For anyone out there who may be confused – like him – please
allow this idiot to explain the difference between the Declaration of
Independence, the U.S. Constitution and the Bill of Rights.
The Declaration of
Independence came first on July 4, 1776, in Philadelphia. Most of it is
a list of grievances against the King of England which, its authors said,
justified the independence of the United States and asserted certain natural
and legal rights, including a right of revolution.
It includes this well-known sentence:
“We hold these truths to be self-evident, that all men are
created equal, that they are endowed by their Creator with certain unalienable
Rights, that among these are Life, Liberty and the pursuit of Happiness.”

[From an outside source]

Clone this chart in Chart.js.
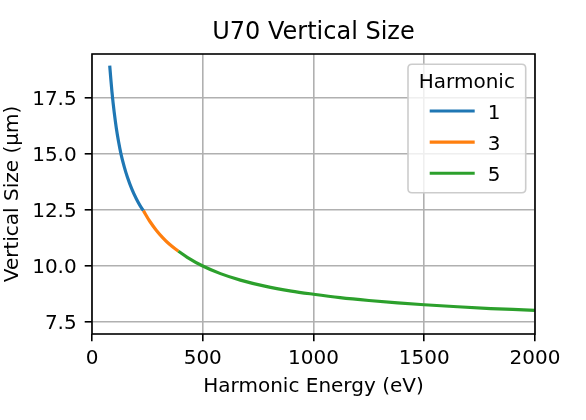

The Declaration of Independence DOES NOT mention the right
to carry a gun among those unalienable rights, and it most certainly was not
written by god.
The U.S. Constitution
became effective next on March 4, 1789. It begins as follows:
“We the People of the United States, in Order to form a more
perfect Union..."
It delineates the framework of our
national government, including the separation of powers; the rights and
responsibilities of state governments and of the states in relationship to the
federal government; and the procedure subsequently used by the states to ratify
it.
It doesn’t guarantee unalienable anything, per se.
After it was adopted, the framers discovered they had left a
few things out, so in 1791, James Madison wrote the first 10 amendments to the
Constitution called the Bill of Rights that list specific prohibitions on governmental power. The second
of those amendments states: “A well regulated militia, being necessary to the
security of a free state, the right of the people to keep and bear arms, shall
not be infringed.”
OK, so the Second Amendment gives us certain rights
regarding the ownership of guns but DOES NOT claim any of these rights to be “unalienable,”
and, again, the amendment was not written by god. It was written by a bunch of
old white men who had something in mind when they wrote it, but the debate over
what they really meant is still going on today.
Some people think it applies to everybody and that unregistered gun ownership is absolute, while others believe it applies only to regulated "militia" like, say, the active military or the National Guard.